What is required » Using the material below, print a verbatim copy of every line from the one containing "Clone this chart in Plotly." through the one containing "adj_loan_yield = [6.18, 6.23, 6.11, 6.04, 6.03]", inclusive, and omit the pictures.

Data records »
[Begin]
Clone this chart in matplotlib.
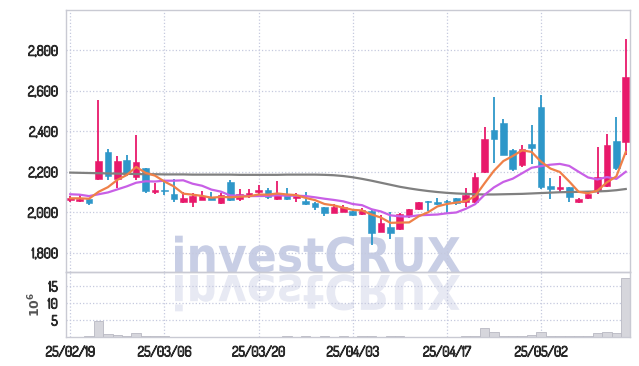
import os
import numpy as np
import pandas as pd
import matplotlib
matplotlib.use('Agg')
import matplotlib.pyplot as plt
import matplotlib.patheffects as pe
from matplotlib.textpath import TextPath
from matplotlib.patches import PathPatch
from matplotlib.font_manager import FontProperties
from matplotlib.transforms import Affine2D, IdentityTransform

# trading days (KRX holidays removed)
holidays = ['2025-03-03', '2025-05-01', '2025-05-05', '2025-05-06']
dates = [d for d in pd.bdate_range('2025-02-19', '2025-05-19')
         if d.strftime('%Y-%m-%d') not in holidays]

open_ = [2060, 2056, 2064, 2163, 2296, 2161, 2257, 2174, 2217, 2100,
         2110, 2089, 2052, 2050, 2062, 2076, 2043, 2150, 2063, 2081,
         2098, 2108, 2064, 2089, 2068, 2056, 2046, 2023, 1997, 2000,
         2007, 1989, 2005, 1903, 1924, 1916, 1980, 2013, 2054, 2049,
         2052, 2068, 2051, 2051, 2199, 2405, 2439, 2306, 2232, 2336,
         2517, 2130, 2115, 2122, 2048, 2071, 2106, 2128, 2350, 2348]
high = [2078, 2088, 2068, 2553, 2314, 2278, 2281, 2380, 2220, 2145,
        2160, 2163, 2098, 2092, 2102, 2098, 2094, 2158, 2112, 2116,
        2133, 2117, 2155, 2117, 2092, 2100, 2051, 2025, 2040, 2035,
        2012, 2020, 2010, 1985, 2002, 1995, 2015, 2050, 2056, 2068,
        2059, 2072, 2117, 2191, 2421, 2566, 2459, 2310, 2331, 2430,
        2578, 2166, 2178, 2125, 2070, 2098, 2322, 2384, 2468, 2857]
low = [2050, 2048, 2036, 2158, 2158, 2117, 2178, 2158, 2092, 2088,
       2085, 2051, 2046, 2023, 2058, 2060, 2040, 2056, 2054, 2071,
       2087, 2064, 2059, 2062, 2051, 2036, 2010, 1980, 1995, 1998,
       1980, 1986, 1837, 1900, 1867, 1912, 1972, 2010, 2007, 2035,
       1997, 2035, 2026, 2046, 2191, 2243, 2281, 2205, 2224, 2237,
       2112, 2063, 2092, 2048, 2044, 2066, 2089, 2126, 2207, 2281]
close = [2072, 2066, 2046, 2252, 2178, 2252, 2186, 2247, 2105, 2110,
         2106, 2066, 2068, 2078, 2081, 2062, 2084, 2062, 2089, 2094,
         2108, 2076, 2092, 2064, 2078, 2040, 2023, 1997, 2026, 2023,
         1985, 2010, 1898, 1947, 1895, 1990, 2013, 2049, 2050, 2040,
         2050, 2044, 2084, 2172, 2360, 2362, 2281, 2211, 2311, 2318,
         2125, 2112, 2125, 2076, 2064, 2090, 2175, 2331, 2220, 2668]
# volume in millions of shares
volume = [0.03, 0.03, 0.3, 4.7, 0.9, 0.5, 0.2, 1.2, 0.2, 0.2,
          0.2, 0.15, 0.03, 0.03, 0.03, 0.03, 0.03, 0.03, 0.03, 0.03,
          0.03, 0.03, 0.05, 0.2, 0.05, 0.2, 0.05, 0.2, 0.05, 0.2,
          0.15, 0.2, 0.25, 0.05, 0.2, 0.2, 0.03, 0.03, 0.03, 0.03,
          0.03, 0.05, 0.25, 0.25, 2.6, 1.5, 0.2, 0.2, 0.2, 0.5,
          1.5, 0.2, 0.2, 0.2, 0.2, 0.25, 1.1, 1.5, 1.1, 17.4]
ma5 = [2068, 2068, 2066, 2100, 2123, 2159, 2183, 2223, 2194, 2180,
       2151, 2127, 2091, 2086, 2080, 2071, 2075, 2073, 2076, 2078,
       2087, 2086, 2092, 2087, 2084, 2070, 2059, 2040, 2033, 2022,
       2011, 2008, 1988, 1973, 1947, 1948, 1949, 1979, 1999, 2028,
       2040, 2047, 2054, 2078, 2142, 2204, 2252, 2277, 2305, 2297,
       2249, 2215, 2198, 2151, 2100, 2093, 2106, 2147, 2176, 2297]
ma10 = [2088, 2086, 2079, 2088, 2097, 2112, 2127, 2145, 2152, 2151,
        2155, 2155, 2157, 2140, 2130, 2111, 2101, 2082, 2081, 2079,
        2079, 2080, 2083, 2081, 2081, 2079, 2073, 2066, 2060, 2053,
        2040, 2034, 2014, 2003, 1984, 1979, 1978, 1984, 1986, 1988,
        1994, 1998, 2016, 2039, 2085, 2122, 2149, 2165, 2192, 2219,
        2227, 2234, 2238, 2228, 2199, 2171, 2161, 2173, 2164, 2199]
ma60 = [2195, 2194, 2193, 2192, 2191, 2190, 2189, 2188, 2187, 2187,
        2186, 2186, 2186, 2185, 2185, 2185, 2185, 2185, 2184, 2184,
        2184, 2184, 2184, 2185, 2185, 2185, 2185, 2184, 2182, 2178,
        2172, 2164, 2155, 2145, 2135, 2125, 2117, 2110, 2104, 2099,
        2095, 2092, 2090, 2088, 2087, 2087, 2088, 2089, 2090, 2092,
        2094, 2096, 2098, 2099, 2100, 2101, 2102, 2104, 2108, 2114]

price_ticks = [1800, 2000, 2200, 2400, 2600, 2800]
vol_ticks = [5, 10, 15]

red = '#e8196b'
blue = '#2e97c9'
grid_c = '#c5c9de'
spine_c = '#c9cad3'
label_c = '#2a2a2a'

plt.rcParams['font.family'] = ['Dosis', 'DejaVu Sans']
plt.rcParams['font.weight'] = 'bold'
plt.rcParams['font.size'] = 10

fig = plt.figure(figsize=(6.39, 3.66), dpi=100)
fig.patch.set_facecolor('white')
ax = fig.add_axes([0.1033, 0.2568, 0.8826, 0.7158])
axv = fig.add_axes([0.1033, 0.0792, 0.8826, 0.1776], sharex=ax)

x = np.arange(len(dates))
o = np.array(open_)
c = np.array(close)
up = c >= o
cols = np.where(up, red, blue)

ax.vlines(x, low, high, colors=cols, linewidth=1.3, zorder=2)
ax.bar(x, np.maximum(np.abs(c - o), 3), bottom=np.minimum(o, c), width=0.7,
       color=cols, edgecolor=cols, linewidth=0.4, zorder=2.5)

ax.plot(x, ma60, color='#808080', linewidth=1.6, zorder=3)
ax.plot(x, ma10, color='#c85fe6', linewidth=1.6, zorder=3)
ax.plot(x, ma5, color='#ef8048', linewidth=1.6, zorder=3)

axv.bar(x, volume, width=1.0, color='#d6d6dc', edgecolor='#b8b8c2', linewidth=0.6, zorder=2)

ax.set_xlim(-0.45, len(dates) - 0.55)
ax.set_ylim(1704, 2998)
axv.set_ylim(0, 19.1)

ax.set_yticks(price_ticks)
ax.set_yticklabels(['{:,}'.format(v) for v in price_ticks])
axv.set_yticks(vol_ticks)
axv.set_yticklabels([str(v) for v in vol_ticks])
axv.set_xticks(x[::10])
axv.set_xticklabels([d.strftime('%y/%m/%d') for d in dates[::10]])
ax.tick_params(labelbottom=False)

axv.set_ylabel(r'$10^6$', fontsize=9, color='#555555', labelpad=3)

for a in (ax, axv):
    a.set_facecolor('none')
    a.grid(True, linestyle=':', color=grid_c, linewidth=0.9)
    a.set_axisbelow(True)
    a.tick_params(length=0, pad=6, colors=label_c, labelsize=10)
    for s in a.spines.values():
        s.set_color(spine_c)
        s.set_linewidth(1.0)

# watermark with its reflection (bundled DejaVu Sans Bold file)
wm_font = FontProperties(fname=os.path.join(matplotlib.get_data_path(), 'fonts', 'ttf', 'DejaVuSans-Bold.ttf'))
wm = TextPath((0, 0), 'investCRUX', size=50, prop=wm_font)
ext = wm.get_extents()
sx = 285 / ext.width
sy = 37 / ext.height
H = fig.get_figheight() * fig.dpi
main_tr = Affine2D().translate(-ext.x0, 0).scale(sx, sy).translate(175, H - 272)
refl_tr = Affine2D().translate(-ext.x0, 0).scale(sx, -sy).translate(175, H - 275)
fig.add_artist(PathPatch(main_tr.transform_path(wm), transform=IdentityTransform(),
                         facecolor='#c8cee5', edgecolor='none', zorder=-1))
fig.add_artist(PathPatch(refl_tr.transform_path(wm), transform=IdentityTransform(),
                         facecolor='#e7e9f3', edgecolor='none', zorder=-1))

# thicken the light Dosis glyphs a little
fig.canvas.draw()
for a in (ax, axv):
    for lab in a.get_xticklabels() + a.get_yticklabels():
        lab.set_path_effects([pe.withStroke(linewidth=0.9, foreground=label_c)])

fig.savefig('out.png', dpi=100)
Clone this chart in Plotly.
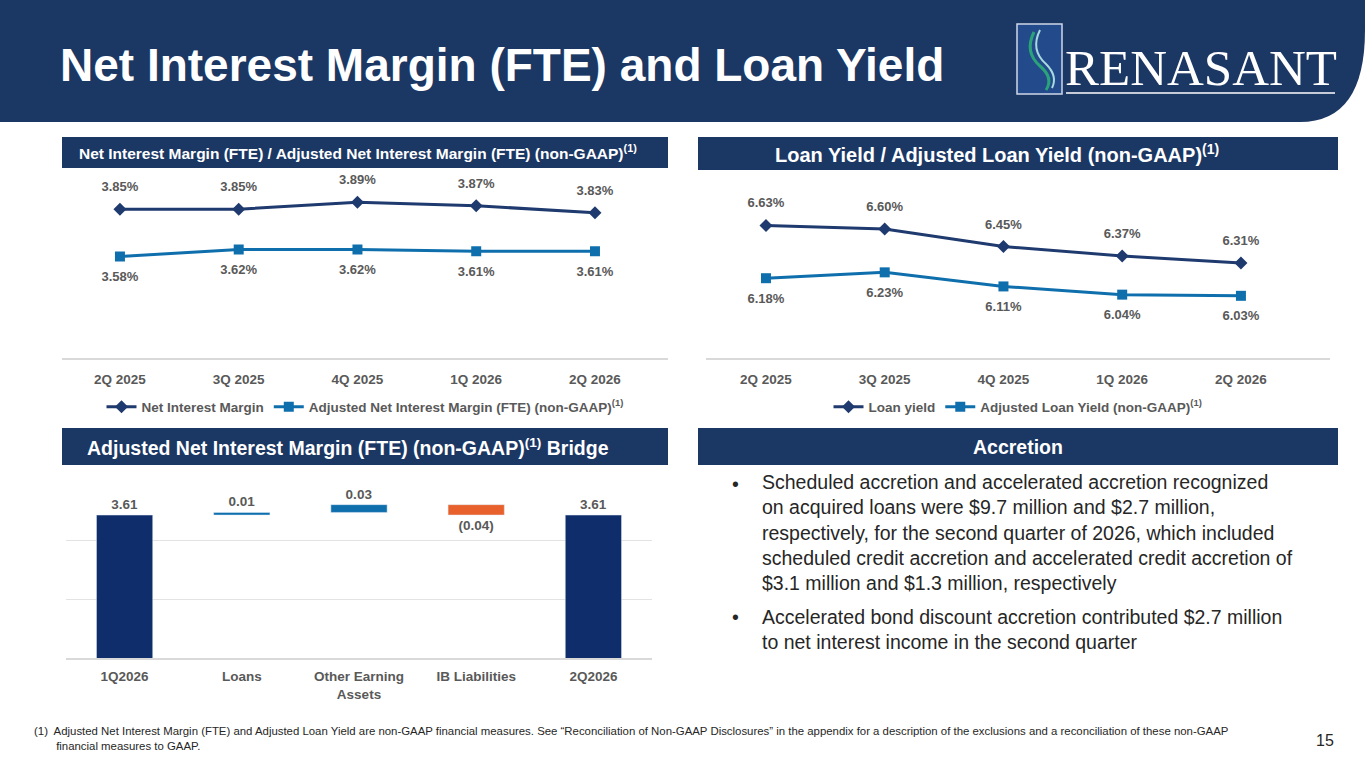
import plotly.graph_objects as go

W, H = 1365, 768

quarters = ["2Q 2025", "3Q 2025", "4Q 2025", "1Q 2026", "2Q 2026"]
nim = [3.85, 3.85, 3.89, 3.87, 3.83]
adj_nim = [3.58, 3.62, 3.62, 3.61, 3.61]
loan_yield = [6.63, 6.60, 6.45, 6.37, 6.31]
adj_loan_yield = [6.18, 6.23, 6.11, 6.04, 6.03]

bridge_cats = ["1Q2026", "Loans", "Other Earning<br>Assets", "IB Liabilities", "2Q2026"]
bridge_vals = [3.61, 0.01, 0.03, -0.04, 3.61]
bridge_text = ["3.61", "0.01", "0.03", "(0.04)", "3.61"]

NAVY = "#1b3764"
DARK = "#1f3a6e"
BLUE = "#0f6fad"
GRAY = "#595959"
FONT = "Liberation Sans, Arial, sans-serif"


def px(x):
    return x / W


def py(y):
    return 1 - y / H


fig = go.Figure()

# line charts
for a, b, n1, n2, ax, leg in [
        (nim, adj_nim, "Net Interest Margin", "Adjusted Net Interest Margin (FTE) (non-GAAP)<sup>(1)</sup>", "", "legend"),
        (loan_yield, adj_loan_yield, "Loan yield", "Adjusted Loan Yield (non-GAAP)<sup>(1)</sup>", "2", "legend2")]:
    for vals, name, col, sym, pos in [(a, n1, DARK, "diamond", "top center"), (b, n2, BLUE, "square", "bottom center")]:
        fig.add_trace(go.Scatter(x=quarters, y=vals, name=name, mode="lines+markers",
                                 line=dict(color=col, width=3), marker=dict(symbol=sym, size=10, color=col),
                                 xaxis="x" + ax, yaxis="y" + ax, legend=leg, cliponaxis=False))
        fig.add_trace(go.Scatter(x=quarters, y=vals, mode="markers+text", showlegend=False, hoverinfo="skip",
                                 marker=dict(size=22, opacity=0), text=[f"<b>{v:.2f}%</b>" for v in vals],
                                 textposition=pos, textfont=dict(size=13, color=GRAY, family=FONT),
                                 xaxis="x" + ax, yaxis="y" + ax, cliponaxis=False))

# bridge
bases, run = [], 0
for i, v in enumerate(bridge_vals):
    if i == 0 or i == len(bridge_vals) - 1:
        bases.append(0)
        run = v
    else:
        bases.append(run)
        run += v
colors = ["#0f2d6b", BLUE, BLUE, "#e8612c", "#0f2d6b"]
fig.add_trace(go.Bar(x=bridge_cats, y=bridge_vals, base=bases, marker_color=colors,
                     text=[f"<b>{t}</b>" for t in bridge_text], textposition="outside", cliponaxis=False,
                     textfont=dict(size=13.5, color=GRAY, family=FONT), width=0.48,
                     xaxis="x3", yaxis="y3", showlegend=False))

axis_x = dict(showgrid=False, showline=True, linecolor="#d9d9d9", linewidth=1.5, ticks="",
              tickfont=dict(size=13.5, color=GRAY, family=FONT, weight="bold"))
fig.update_layout(
    width=W, height=H, margin=dict(l=0, r=0, t=0, b=0), plot_bgcolor="white", paper_bgcolor="white",
    font=dict(family=FONT),
    xaxis=dict(axis_x, domain=[px(62), px(668)], range=[-0.488, 4.615], anchor="y", ticklabelstandoff=8),
    yaxis=dict(domain=[py(358), py(183)], range=[3.0, 4.0], visible=False, anchor="x"),
    xaxis2=dict(axis_x, domain=[px(706), px(1330)], range=[-0.505, 4.75], anchor="y2", ticklabelstandoff=8),
    yaxis2=dict(domain=[py(358), py(182)], range=[5.5, 7.0], visible=False, anchor="x2"),
    xaxis3=dict(axis_x, domain=[px(66), px(652)], range=[-0.5, 4.5], anchor="y3", ticklabelstandoff=5),
    yaxis3=dict(domain=[py(658), py(481)], range=[3.06, 3.741], showline=False, showticklabels=False,
                tickvals=[3.06 + 0.227 * k for k in range(4)], gridcolor="#e3e3e3", zeroline=False, anchor="x3"),
    legend=dict(orientation="h", x=px(365), xanchor="center", y=py(407), yanchor="middle",
                font=dict(size=13.5, color=GRAY, family=FONT, weight="bold"), traceorder="normal"),
    legend2=dict(orientation="h", x=px(1018), xanchor="center", y=py(407), yanchor="middle",
                 font=dict(size=13.5, color=GRAY, family=FONT, weight="bold"), traceorder="normal"),
)

shapes = [
    dict(type="path", xref="paper", yref="paper", fillcolor=NAVY, line=dict(width=0),
         path=f"M 0 1 L 1 1 L 1 {py(30)} Q 1 {py(122)} {px(1300)} {py(122)} L 0 {py(122)} Z"),
    dict(type="rect", xref="paper", yref="paper", x0=px(1017), x1=px(1062), y0=py(94), y1=py(24),
         fillcolor="#234a8a", line=dict(color="#d0d8e8", width=1.5)),
    dict(type="path", xref="paper", yref="paper", line=dict(color="#2aa37a", width=3),
         path=f"M {px(1034)} {py(32)} Q {px(1024)} {py(52)} {px(1040)} {py(66)} Q {px(1054)} {py(78)} {px(1046)} {py(90)}"),
    dict(type="path", xref="paper", yref="paper", line=dict(color="#a8d8e0", width=2),
         path=f"M {px(1040)} {py(30)} Q {px(1030)} {py(50)} {px(1046)} {py(64)} Q {px(1058)} {py(76)} {px(1052)} {py(88)}"),
    dict(type="line", xref="paper", yref="paper", x0=px(1066), x1=px(1335), y0=py(93), y1=py(93),
         line=dict(color="white", width=1.5)),
]
for x0, x1, y0, y1 in [(62, 668, 137, 168), (698, 1338, 137, 170), (62, 668, 428, 465), (698, 1338, 428, 465)]:
    shapes.append(dict(type="rect", xref="paper", yref="paper", x0=px(x0), x1=px(x1), y0=py(y1), y1=py(y0),
                       fillcolor=NAVY, line=dict(width=0), layer="below"))
fig.update_layout(shapes=shapes)

ann = []


def txt(x, y, s, size, color="white", xanchor="center", bold=True, family=FONT, align="center"):
    ann.append(dict(x=px(x), y=py(y), xref="paper", yref="paper", text=f"<b>{s}</b>" if bold else s,
                    showarrow=False, xanchor=xanchor, yanchor="middle", align=align,
                    font=dict(size=size, color=color, family=family)))


txt(58, 65, "Net Interest Margin (FTE) and Loan Yield", 46, xanchor="left")
txt(1201, 68, "RENASANT", 51, bold=False, family="Liberation Serif, DejaVu Serif, serif")
txt(358, 152, "Net Interest Margin (FTE) / Adjusted Net Interest Margin (FTE) (non-GAAP)<sup>(1)</sup>", 15.5)
txt(997, 153, "Loan Yield / Adjusted Loan Yield (non-GAAP)<sup>(1)</sup>", 20)
txt(348, 447, "Adjusted Net Interest Margin (FTE) (non-GAAP)<sup>(1)</sup> Bridge", 19.5)
txt(1018, 447, "Accretion", 19.5)
for y in (484, 617):
    txt(735, y, "•", 19.5, color="#262626", bold=False)
txt(760, 532,
    "Scheduled accretion and accelerated accretion recognized<br>"
    "on acquired loans were $9.7 million and $2.7 million,<br>"
    "respectively, for the second quarter of 2026, which included<br>"
    "scheduled credit accretion and accelerated credit accretion of<br>"
    "$3.1 million and $1.3 million, respectively",
    19.5, color="#262626", xanchor="left", bold=False, align="left")
txt(760, 629,
    "Accelerated bond discount accretion contributed $2.7 million<br>"
    "to net interest income in the second quarter",
    19.5, color="#262626", xanchor="left", bold=False, align="left")
txt(32, 738,
    "(1)  Adjusted Net Interest Margin (FTE) and Adjusted Loan Yield are non-GAAP financial measures. See “Reconciliation of Non-GAAP Disclosures” in the appendix for a description of the exclusions and a reconciliation of these non-GAAP<br>"
    "       financial measures to GAAP.",
    11.4, color="#262626", xanchor="left", bold=False, align="left")
txt(1325, 740, "15", 16, color="#262626", bold=False)
fig.update_layout(annotations=ann)

fig.write_html("out.html", config={"displayModeBar": False},
               post_script="document.body.style.margin='0';")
[End]
Solution below »
Clone this chart in Plotly.
import plotly.graph_objects as go

W, H = 1365, 768

quarters = ["2Q 2025", "3Q 2025", "4Q 2025", "1Q 2026", "2Q 2026"]
nim = [3.85, 3.85, 3.89, 3.87, 3.83]
adj_nim = [3.58, 3.62, 3.62, 3.61, 3.61]
loan_yield = [6.63, 6.60, 6.45, 6.37, 6.31]
adj_loan_yield = [6.18, 6.23, 6.11, 6.04, 6.03]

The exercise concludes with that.